Jeremy Acevedo, manager of industry analysis at Edmunds.com, said the extension of loan terms, combined with a propensity to roll over the unpaid balance of old loans “is a recipe for trouble ahead,” and not just for subprime loans, but for loans to prime borrowers as well.

Another factor that is tough on borrowers but good for asset-backed investors is that used- car prices have held firm, and in some cases are still rising.

“This is largely coming from the leasing phenomena,” Acevedo said. “It’s causing a tidal wave of near-new vehicles to hit the market, bringing prices up significantly We’ve never seen this many near-new used cars. Older cars are in shorter supply, and demand is really heavy.”

High used-car prices encourage borrowers to stretch their budgets, though it also reduces losses for investors when a borrower defaults and the vehicle is repossessed.

Aggarwal acknowledged that problems at Honor “highlight some of the embedded risks” in the subprime auto sector, even if he it did not impact demand for the broader market.

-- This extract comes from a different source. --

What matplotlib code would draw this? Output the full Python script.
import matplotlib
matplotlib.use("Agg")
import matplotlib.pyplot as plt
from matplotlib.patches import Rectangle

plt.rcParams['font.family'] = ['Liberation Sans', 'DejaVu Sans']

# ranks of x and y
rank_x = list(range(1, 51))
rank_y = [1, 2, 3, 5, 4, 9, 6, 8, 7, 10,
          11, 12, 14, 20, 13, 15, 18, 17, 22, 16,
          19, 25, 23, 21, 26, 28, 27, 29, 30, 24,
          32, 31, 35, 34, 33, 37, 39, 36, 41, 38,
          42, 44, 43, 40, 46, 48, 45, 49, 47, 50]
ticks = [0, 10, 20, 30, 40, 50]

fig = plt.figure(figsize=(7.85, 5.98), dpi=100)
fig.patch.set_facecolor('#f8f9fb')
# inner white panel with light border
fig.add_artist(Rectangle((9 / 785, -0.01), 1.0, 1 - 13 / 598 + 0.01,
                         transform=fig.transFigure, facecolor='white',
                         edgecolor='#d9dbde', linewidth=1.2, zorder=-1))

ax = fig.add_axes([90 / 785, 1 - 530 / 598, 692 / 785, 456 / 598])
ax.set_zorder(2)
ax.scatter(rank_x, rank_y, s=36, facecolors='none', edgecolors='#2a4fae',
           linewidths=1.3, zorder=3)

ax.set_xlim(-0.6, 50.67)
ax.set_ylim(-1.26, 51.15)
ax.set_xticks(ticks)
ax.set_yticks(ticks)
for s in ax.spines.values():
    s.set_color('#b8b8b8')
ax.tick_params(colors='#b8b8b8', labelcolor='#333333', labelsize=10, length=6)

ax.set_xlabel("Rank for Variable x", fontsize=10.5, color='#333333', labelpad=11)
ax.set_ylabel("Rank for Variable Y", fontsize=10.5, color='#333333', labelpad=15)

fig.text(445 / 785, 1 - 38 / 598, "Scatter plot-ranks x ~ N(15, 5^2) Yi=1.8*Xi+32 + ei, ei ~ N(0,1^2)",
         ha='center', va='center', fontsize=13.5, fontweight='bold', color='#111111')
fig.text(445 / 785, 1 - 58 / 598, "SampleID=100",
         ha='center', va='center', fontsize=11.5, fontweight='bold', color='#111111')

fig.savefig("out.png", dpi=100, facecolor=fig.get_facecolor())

“With subprime auto ABS, there’s very little information available about the payment history and creditworthiness of borrowers when compared to other sectors within structured products,” Aggarwal said. “So investors have to base their assessment of risk more heavily on the lender and servicer. And there’s a significant amount of inherent risk in originating and servicing subprime auto loans.” That’s why there is often tiering of these operators that determines how easy it is to sell the securities when something goes wrong.

“Something like the events at Honor definitely creates more caution” for other third- and fourth-tier operators. However, it’s not impacting prices of the top tier of subprime issuers,” he said.

“The structure of subprime auto securities is fantastic; there’s a lot of excess spread to turbo [pay down] bonds, it’s short-dated, and there are a lot of structural protections.” However, liquidity is not always there. “As an investor, you have to evaluate how much spread you require to take at that level of risk.”